Step 3: Determine what is bothering you about the idea by breaking it down into small chunks. For example, worrying about going to an event because you’re afraid you might embarrass yourself is both too big and too vague to easily handle. (In 2020 amidst the pandemic, this event might be online, such as a Zoom meeting. These online events can be just as anxiety-provoking as in-person events, and sometimes more so because they feel unnatural.) List things about the situation that are causing anxiety.
Step 4: Question each item on your list. Ask such things as, “How would the embarrassment happen?”, “What would happen to me because if it?”, “What’s the worst that could happen?”, “How would it really affect me?”, etc.
Step 5: Consider your answers and list your options. What could you do about the event you’re worried about? What reasonable steps can you take to address and handle the answers to your questions?
Step 6: Decide the steps you need to take to move forward. Keep in mind that action steps don’t have to be dramatic. Further, you might reason that, after looking at the individual components of your worries, you don’t want to take any action now. What matters is that you’ve made a choice based on reason rather than on fear.
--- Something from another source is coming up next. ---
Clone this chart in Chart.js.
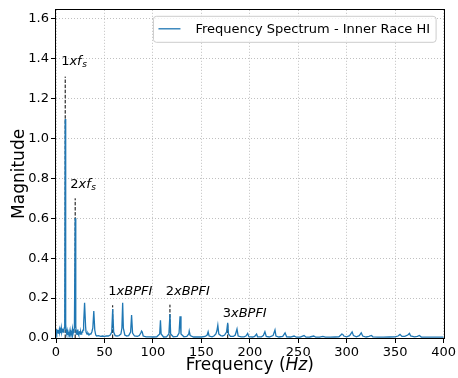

Step 7: Act without second-guessing yourself. You’ve decided; now, follow through without worrying about whether it’s right. You can move forward confidently because you have thoroughly considered and reasoned with your anxious thoughts.
This reasoning process can be effective because, in working through it, you pause to fully consider your anxiety. Listening to and questioning your thoughts leads to fresh insights. The more deeply you understand your fears and worries, the better you can handle anxious thoughts. As your anxiety improves, so, too, does your ability to live and think freely.
You Are Competent, Strong, and In Control Despite Anxiety (and 2020)
There’s a lot to deal with right now, and so much of it is unknown and out of our control. Despite this, you do have what it takes to create wellbeing and take charge of your life (your thoughts, emotions, actions, and the quality of your situations). All it takes are strategies and tools to boost your belief in yourself. You are competent and in control, and you can create true joy and wellbeing for the rest of 2020 and beyond.